#### The exercise:
Wherever the string "this" appears in the listing, copy that line.

#### Dataset records:
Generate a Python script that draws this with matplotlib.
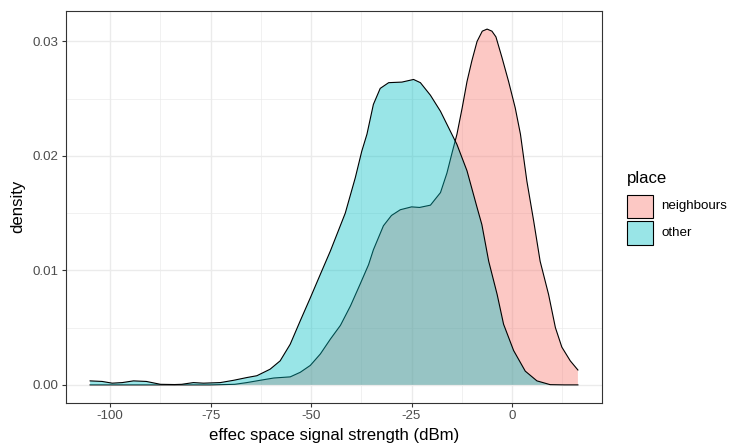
---
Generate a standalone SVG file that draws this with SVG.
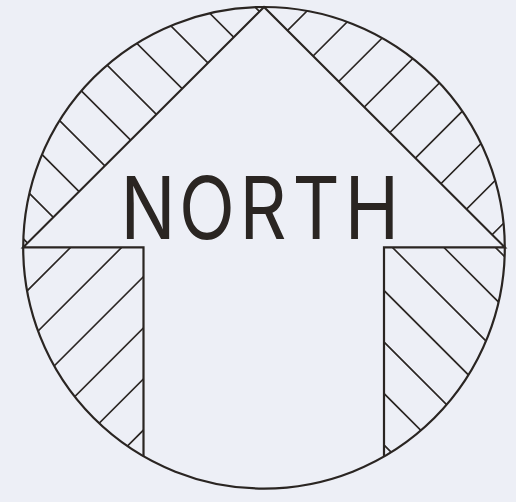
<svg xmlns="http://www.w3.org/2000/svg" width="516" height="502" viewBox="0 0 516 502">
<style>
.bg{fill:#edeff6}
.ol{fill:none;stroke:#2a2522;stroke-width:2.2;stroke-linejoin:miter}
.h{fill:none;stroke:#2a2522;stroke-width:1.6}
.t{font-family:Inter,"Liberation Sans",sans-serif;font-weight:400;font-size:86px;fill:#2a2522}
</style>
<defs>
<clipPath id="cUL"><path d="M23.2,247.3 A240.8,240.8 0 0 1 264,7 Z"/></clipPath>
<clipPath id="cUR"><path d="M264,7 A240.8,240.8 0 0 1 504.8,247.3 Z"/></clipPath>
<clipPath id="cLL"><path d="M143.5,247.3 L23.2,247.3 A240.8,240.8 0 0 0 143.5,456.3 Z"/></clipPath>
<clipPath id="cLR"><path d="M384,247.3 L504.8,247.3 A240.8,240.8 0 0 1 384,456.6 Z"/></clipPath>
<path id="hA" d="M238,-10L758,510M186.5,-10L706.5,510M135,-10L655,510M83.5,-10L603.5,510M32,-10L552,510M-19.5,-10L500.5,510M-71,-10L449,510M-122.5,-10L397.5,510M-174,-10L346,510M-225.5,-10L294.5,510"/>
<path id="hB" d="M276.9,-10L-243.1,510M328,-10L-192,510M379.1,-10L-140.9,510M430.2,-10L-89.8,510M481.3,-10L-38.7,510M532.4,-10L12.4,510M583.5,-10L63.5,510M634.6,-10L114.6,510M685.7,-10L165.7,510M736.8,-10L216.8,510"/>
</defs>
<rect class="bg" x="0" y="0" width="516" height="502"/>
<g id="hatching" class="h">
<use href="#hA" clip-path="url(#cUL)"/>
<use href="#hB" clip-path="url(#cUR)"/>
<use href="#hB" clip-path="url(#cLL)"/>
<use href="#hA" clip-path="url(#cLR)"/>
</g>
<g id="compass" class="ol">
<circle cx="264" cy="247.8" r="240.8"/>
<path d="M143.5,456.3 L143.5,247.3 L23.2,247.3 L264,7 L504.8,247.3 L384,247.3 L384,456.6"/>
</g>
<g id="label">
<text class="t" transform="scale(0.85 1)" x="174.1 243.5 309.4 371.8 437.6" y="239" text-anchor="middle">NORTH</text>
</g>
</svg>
* * *
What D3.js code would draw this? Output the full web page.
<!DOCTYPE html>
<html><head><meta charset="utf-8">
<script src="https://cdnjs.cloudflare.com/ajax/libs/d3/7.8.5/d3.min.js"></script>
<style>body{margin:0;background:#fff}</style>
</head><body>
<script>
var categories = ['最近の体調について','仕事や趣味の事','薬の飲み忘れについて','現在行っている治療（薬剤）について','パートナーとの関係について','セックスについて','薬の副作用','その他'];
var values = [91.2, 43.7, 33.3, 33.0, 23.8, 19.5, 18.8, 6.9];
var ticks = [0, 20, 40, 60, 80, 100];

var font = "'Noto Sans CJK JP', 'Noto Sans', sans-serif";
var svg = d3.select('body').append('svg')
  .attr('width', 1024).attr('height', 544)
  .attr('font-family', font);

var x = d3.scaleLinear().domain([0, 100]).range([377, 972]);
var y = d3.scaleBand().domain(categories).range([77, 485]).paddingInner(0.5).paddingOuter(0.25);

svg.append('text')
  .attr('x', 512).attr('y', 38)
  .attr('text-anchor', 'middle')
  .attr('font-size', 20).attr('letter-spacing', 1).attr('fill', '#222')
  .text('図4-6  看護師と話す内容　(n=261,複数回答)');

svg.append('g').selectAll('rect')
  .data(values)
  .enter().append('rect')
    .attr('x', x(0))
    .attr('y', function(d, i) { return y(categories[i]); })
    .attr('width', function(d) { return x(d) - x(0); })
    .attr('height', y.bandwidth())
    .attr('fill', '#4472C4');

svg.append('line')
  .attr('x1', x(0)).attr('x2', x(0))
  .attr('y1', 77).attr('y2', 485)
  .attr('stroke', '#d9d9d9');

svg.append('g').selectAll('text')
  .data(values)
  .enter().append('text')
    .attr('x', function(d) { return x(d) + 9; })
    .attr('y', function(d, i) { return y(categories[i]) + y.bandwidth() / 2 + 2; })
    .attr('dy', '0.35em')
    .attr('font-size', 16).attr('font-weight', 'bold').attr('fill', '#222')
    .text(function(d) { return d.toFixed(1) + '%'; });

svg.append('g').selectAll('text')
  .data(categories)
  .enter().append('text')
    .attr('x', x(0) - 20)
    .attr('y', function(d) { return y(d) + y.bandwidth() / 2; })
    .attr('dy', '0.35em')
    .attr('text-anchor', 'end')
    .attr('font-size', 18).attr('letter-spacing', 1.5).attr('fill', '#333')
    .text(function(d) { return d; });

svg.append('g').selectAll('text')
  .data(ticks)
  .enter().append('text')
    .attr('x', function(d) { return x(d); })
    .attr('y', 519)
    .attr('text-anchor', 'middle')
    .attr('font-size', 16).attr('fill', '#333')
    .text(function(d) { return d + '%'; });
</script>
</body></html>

#### Solved exercise:
Generate a Python script that draws this with matplotlib.
Generate a standalone SVG file that draws this with SVG.
What D3.js code would draw this? Output the full web page.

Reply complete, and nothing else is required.